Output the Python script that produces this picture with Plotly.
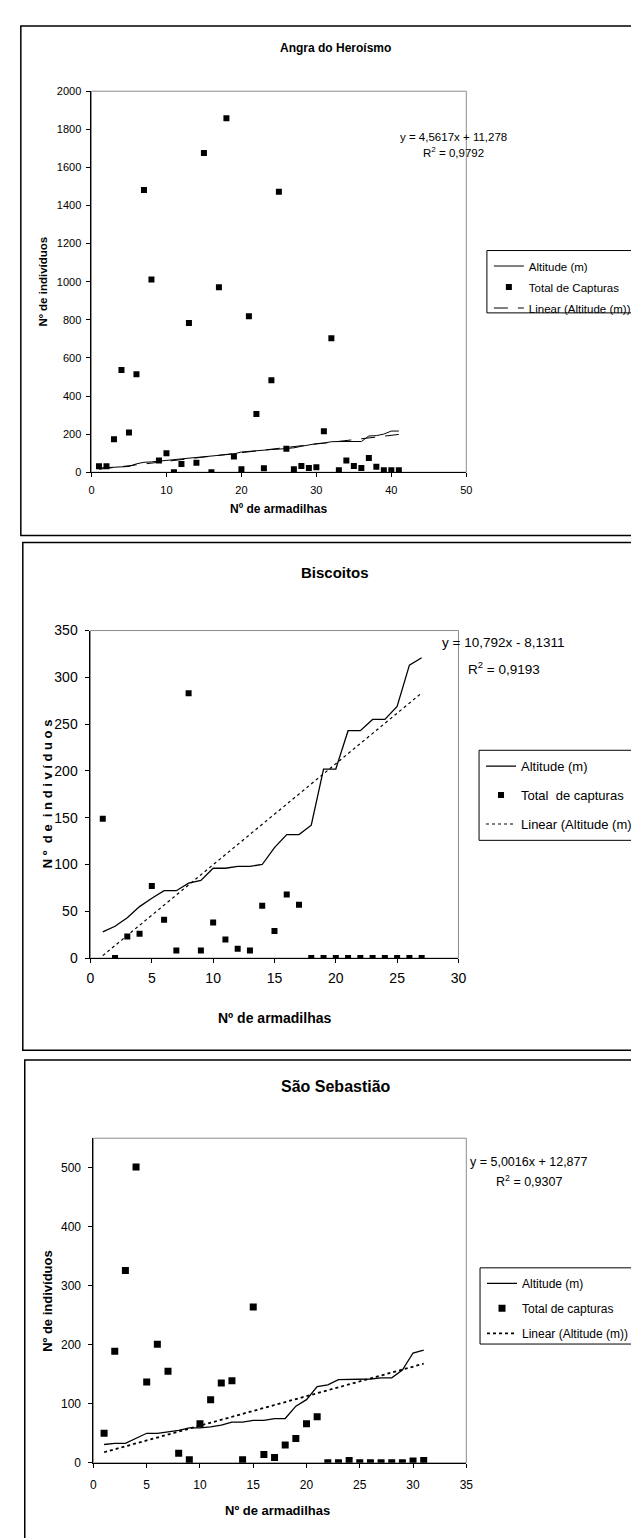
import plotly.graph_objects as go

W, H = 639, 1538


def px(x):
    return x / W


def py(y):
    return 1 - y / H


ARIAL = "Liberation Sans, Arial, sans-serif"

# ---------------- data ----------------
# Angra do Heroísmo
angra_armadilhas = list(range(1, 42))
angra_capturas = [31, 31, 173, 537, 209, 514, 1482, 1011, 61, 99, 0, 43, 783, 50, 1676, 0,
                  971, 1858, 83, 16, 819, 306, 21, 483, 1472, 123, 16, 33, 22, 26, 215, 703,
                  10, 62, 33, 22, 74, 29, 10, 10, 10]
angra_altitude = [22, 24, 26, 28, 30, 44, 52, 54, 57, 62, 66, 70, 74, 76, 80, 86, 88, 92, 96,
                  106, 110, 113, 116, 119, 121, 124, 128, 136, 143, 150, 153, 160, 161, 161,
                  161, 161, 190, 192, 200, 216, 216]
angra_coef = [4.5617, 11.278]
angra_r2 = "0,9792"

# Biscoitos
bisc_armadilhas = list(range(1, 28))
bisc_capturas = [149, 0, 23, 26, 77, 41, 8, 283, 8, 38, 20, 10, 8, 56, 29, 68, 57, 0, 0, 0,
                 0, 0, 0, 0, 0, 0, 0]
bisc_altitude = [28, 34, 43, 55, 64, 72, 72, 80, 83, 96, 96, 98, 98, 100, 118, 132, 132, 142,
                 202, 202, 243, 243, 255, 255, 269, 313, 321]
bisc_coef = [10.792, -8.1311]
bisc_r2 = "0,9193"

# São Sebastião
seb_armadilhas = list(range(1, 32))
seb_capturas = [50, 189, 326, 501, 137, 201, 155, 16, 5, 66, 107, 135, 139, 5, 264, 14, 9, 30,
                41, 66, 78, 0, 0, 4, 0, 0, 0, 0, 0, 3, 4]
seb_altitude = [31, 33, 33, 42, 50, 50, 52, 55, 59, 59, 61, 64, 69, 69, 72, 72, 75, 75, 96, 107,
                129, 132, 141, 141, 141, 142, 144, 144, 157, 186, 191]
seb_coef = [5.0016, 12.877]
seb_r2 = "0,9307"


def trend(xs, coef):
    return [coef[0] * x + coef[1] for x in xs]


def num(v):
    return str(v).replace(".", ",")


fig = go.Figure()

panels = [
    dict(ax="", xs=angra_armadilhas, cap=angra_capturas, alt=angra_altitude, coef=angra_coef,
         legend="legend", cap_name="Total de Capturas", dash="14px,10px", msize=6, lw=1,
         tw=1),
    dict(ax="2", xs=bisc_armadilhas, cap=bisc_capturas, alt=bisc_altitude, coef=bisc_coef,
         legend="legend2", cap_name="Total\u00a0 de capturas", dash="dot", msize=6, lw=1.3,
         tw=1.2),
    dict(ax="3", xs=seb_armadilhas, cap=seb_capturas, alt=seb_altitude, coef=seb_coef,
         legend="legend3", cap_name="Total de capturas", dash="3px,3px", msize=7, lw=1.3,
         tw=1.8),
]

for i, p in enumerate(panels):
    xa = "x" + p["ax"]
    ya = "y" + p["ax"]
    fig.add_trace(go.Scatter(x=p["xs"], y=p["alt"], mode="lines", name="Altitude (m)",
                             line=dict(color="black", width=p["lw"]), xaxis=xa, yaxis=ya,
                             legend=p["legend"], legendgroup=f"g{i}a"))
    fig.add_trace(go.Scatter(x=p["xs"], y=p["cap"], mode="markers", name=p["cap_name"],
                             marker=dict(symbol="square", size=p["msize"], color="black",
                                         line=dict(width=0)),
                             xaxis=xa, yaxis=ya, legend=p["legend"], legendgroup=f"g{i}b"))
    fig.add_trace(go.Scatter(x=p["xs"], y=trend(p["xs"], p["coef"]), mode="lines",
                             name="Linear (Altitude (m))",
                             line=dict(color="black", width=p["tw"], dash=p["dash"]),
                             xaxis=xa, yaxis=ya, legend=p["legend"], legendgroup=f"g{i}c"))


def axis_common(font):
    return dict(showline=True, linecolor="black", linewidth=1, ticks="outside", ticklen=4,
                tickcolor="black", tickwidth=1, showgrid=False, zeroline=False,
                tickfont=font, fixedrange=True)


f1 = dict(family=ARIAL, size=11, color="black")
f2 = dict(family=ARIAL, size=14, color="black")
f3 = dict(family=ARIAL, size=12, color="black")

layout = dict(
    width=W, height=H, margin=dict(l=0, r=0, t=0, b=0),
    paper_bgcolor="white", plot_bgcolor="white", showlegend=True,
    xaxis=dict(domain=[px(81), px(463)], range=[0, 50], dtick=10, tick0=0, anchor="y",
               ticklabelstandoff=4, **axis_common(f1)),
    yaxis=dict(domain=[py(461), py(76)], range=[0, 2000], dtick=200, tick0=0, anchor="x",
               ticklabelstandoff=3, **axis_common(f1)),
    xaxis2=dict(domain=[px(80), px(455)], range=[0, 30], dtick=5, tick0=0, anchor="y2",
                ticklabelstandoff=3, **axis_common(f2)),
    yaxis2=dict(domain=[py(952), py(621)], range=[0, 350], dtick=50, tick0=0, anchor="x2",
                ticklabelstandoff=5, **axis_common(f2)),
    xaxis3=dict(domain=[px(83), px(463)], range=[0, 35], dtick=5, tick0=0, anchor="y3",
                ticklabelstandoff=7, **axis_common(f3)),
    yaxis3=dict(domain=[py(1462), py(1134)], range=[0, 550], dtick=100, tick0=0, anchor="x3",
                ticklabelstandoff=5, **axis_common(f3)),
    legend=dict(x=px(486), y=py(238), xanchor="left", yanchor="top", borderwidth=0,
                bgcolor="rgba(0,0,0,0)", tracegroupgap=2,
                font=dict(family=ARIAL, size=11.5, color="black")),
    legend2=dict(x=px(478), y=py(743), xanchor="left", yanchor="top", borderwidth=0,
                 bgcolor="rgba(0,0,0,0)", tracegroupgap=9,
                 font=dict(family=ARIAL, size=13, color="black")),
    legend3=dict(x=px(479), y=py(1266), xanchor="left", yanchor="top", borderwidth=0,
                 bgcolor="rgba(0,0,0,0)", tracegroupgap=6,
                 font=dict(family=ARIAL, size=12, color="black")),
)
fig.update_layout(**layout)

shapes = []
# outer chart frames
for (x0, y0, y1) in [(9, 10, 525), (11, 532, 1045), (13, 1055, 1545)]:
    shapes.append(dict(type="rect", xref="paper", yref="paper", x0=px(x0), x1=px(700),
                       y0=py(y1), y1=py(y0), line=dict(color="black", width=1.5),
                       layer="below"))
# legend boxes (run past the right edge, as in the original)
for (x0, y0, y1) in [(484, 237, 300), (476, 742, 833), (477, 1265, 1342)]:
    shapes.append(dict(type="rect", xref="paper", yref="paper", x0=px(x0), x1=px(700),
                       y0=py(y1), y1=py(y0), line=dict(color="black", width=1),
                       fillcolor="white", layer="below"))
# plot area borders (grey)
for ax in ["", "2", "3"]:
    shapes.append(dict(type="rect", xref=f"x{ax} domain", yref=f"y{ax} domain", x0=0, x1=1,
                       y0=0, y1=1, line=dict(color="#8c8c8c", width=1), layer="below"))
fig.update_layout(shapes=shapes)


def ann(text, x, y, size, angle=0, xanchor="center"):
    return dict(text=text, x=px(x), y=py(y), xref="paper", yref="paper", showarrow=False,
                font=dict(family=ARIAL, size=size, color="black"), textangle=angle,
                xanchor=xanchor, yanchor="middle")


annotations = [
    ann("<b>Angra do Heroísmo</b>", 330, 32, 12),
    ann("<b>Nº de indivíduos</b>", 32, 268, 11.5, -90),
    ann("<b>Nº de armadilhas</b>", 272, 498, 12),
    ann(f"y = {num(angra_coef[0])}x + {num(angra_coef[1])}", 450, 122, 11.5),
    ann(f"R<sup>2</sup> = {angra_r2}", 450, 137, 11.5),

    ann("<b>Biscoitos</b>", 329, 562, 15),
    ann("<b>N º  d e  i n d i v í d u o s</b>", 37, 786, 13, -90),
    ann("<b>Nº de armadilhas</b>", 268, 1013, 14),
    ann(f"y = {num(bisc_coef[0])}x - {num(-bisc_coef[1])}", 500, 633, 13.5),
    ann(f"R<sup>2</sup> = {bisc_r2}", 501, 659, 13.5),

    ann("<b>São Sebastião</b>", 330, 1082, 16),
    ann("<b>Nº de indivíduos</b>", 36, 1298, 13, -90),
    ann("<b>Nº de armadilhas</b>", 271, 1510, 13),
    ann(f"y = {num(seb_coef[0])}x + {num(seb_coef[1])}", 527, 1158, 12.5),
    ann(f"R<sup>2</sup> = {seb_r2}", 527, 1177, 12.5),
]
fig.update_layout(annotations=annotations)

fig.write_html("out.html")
-=-=-=-=-
- [Set exercise] Pictures excluded, repeat exactly the lines from the top of the material through the line with "fig = go.Figure()", including both of those lines.

- [Written solution]
Output the Python script that produces this picture with Plotly.
import plotly.graph_objects as go

W, H = 639, 1538


def px(x):
    return x / W


def py(y):
    return 1 - y / H


ARIAL = "Liberation Sans, Arial, sans-serif"

# ---------------- data ----------------
# Angra do Heroísmo
angra_armadilhas = list(range(1, 42))
angra_capturas = [31, 31, 173, 537, 209, 514, 1482, 1011, 61, 99, 0, 43, 783, 50, 1676, 0,
                  971, 1858, 83, 16, 819, 306, 21, 483, 1472, 123, 16, 33, 22, 26, 215, 703,
                  10, 62, 33, 22, 74, 29, 10, 10, 10]
angra_altitude = [22, 24, 26, 28, 30, 44, 52, 54, 57, 62, 66, 70, 74, 76, 80, 86, 88, 92, 96,
                  106, 110, 113, 116, 119, 121, 124, 128, 136, 143, 150, 153, 160, 161, 161,
                  161, 161, 190, 192, 200, 216, 216]
angra_coef = [4.5617, 11.278]
angra_r2 = "0,9792"

# Biscoitos
bisc_armadilhas = list(range(1, 28))
bisc_capturas = [149, 0, 23, 26, 77, 41, 8, 283, 8, 38, 20, 10, 8, 56, 29, 68, 57, 0, 0, 0,
                 0, 0, 0, 0, 0, 0, 0]
bisc_altitude = [28, 34, 43, 55, 64, 72, 72, 80, 83, 96, 96, 98, 98, 100, 118, 132, 132, 142,
                 202, 202, 243, 243, 255, 255, 269, 313, 321]
bisc_coef = [10.792, -8.1311]
bisc_r2 = "0,9193"

# São Sebastião
seb_armadilhas = list(range(1, 32))
seb_capturas = [50, 189, 326, 501, 137, 201, 155, 16, 5, 66, 107, 135, 139, 5, 264, 14, 9, 30,
                41, 66, 78, 0, 0, 4, 0, 0, 0, 0, 0, 3, 4]
seb_altitude = [31, 33, 33, 42, 50, 50, 52, 55, 59, 59, 61, 64, 69, 69, 72, 72, 75, 75, 96, 107,
                129, 132, 141, 141, 141, 142, 144, 144, 157, 186, 191]
seb_coef = [5.0016, 12.877]
seb_r2 = "0,9307"


def trend(xs, coef):
    return [coef[0] * x + coef[1] for x in xs]


def num(v):
    return str(v).replace(".", ",")


fig = go.Figure()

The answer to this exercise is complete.